Highsmith’s interview on
Desert Island Discs
coincided with the publication of
Slowly, Slowly in the Wind
, a short-story collection which she had dedicated to Natica Waterbury, who had died in March 1978. The stories were originally published between 1972 and 1977, mostly in
Ellery Queen’s Mystery Magazine
; two had first appeared in
New Review
and
Winter Crimes
and one, ‘Please Don’t Shoot the Trees’, Highsmith had written for an anthology of twentieth-century nightmare edited by Giles Gordon. The collection articulates familiar Highsmithian themes – the power of the unconscious and the allure of fantasy – illustrating her belief, as voiced by Ripley, in
The Boy who Followed Ripley
, that ‘every strong emotion such as love, hatred, or jealousy eventually showed itself in some gesture, and not always in the form of a clear illustration of that emotion, not always what the person himself, or the public, might have expected.’
12

     In ‘The Baby Spoon’ a respectable professor of English marries a stupid, childish woman because she reminds him of his mother, and is murdered by one of his ex-students, whom he believes has formed a homosexual emotional attachment to him. A doctor in ‘A Curious Suicide’ murders his old love rival and then, after getting away with the crime, decides that, at some point in the future, he will kill himself.
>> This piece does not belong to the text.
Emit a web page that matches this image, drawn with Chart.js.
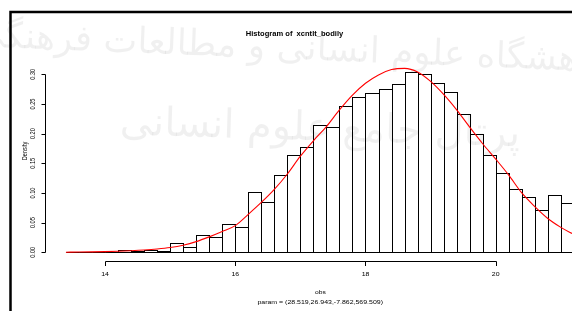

The hero of ‘The Man who Wrote Books in his Head’ goes to his grave thinking that he has written numerous novels, without having put anything down on paper, a story which Lorna Sage, writing in the
Observer
believed to the best in the collection. ‘In it, she [Highsmith] produces a dizzying and very funny illusion within illusion, a casual reminder of the skills behind the blacker magic.’
13
Blake Morrison, reviewing the anthology in the
New Statesman
, observed that Highsmith was ‘at her most macabre when most mundane’.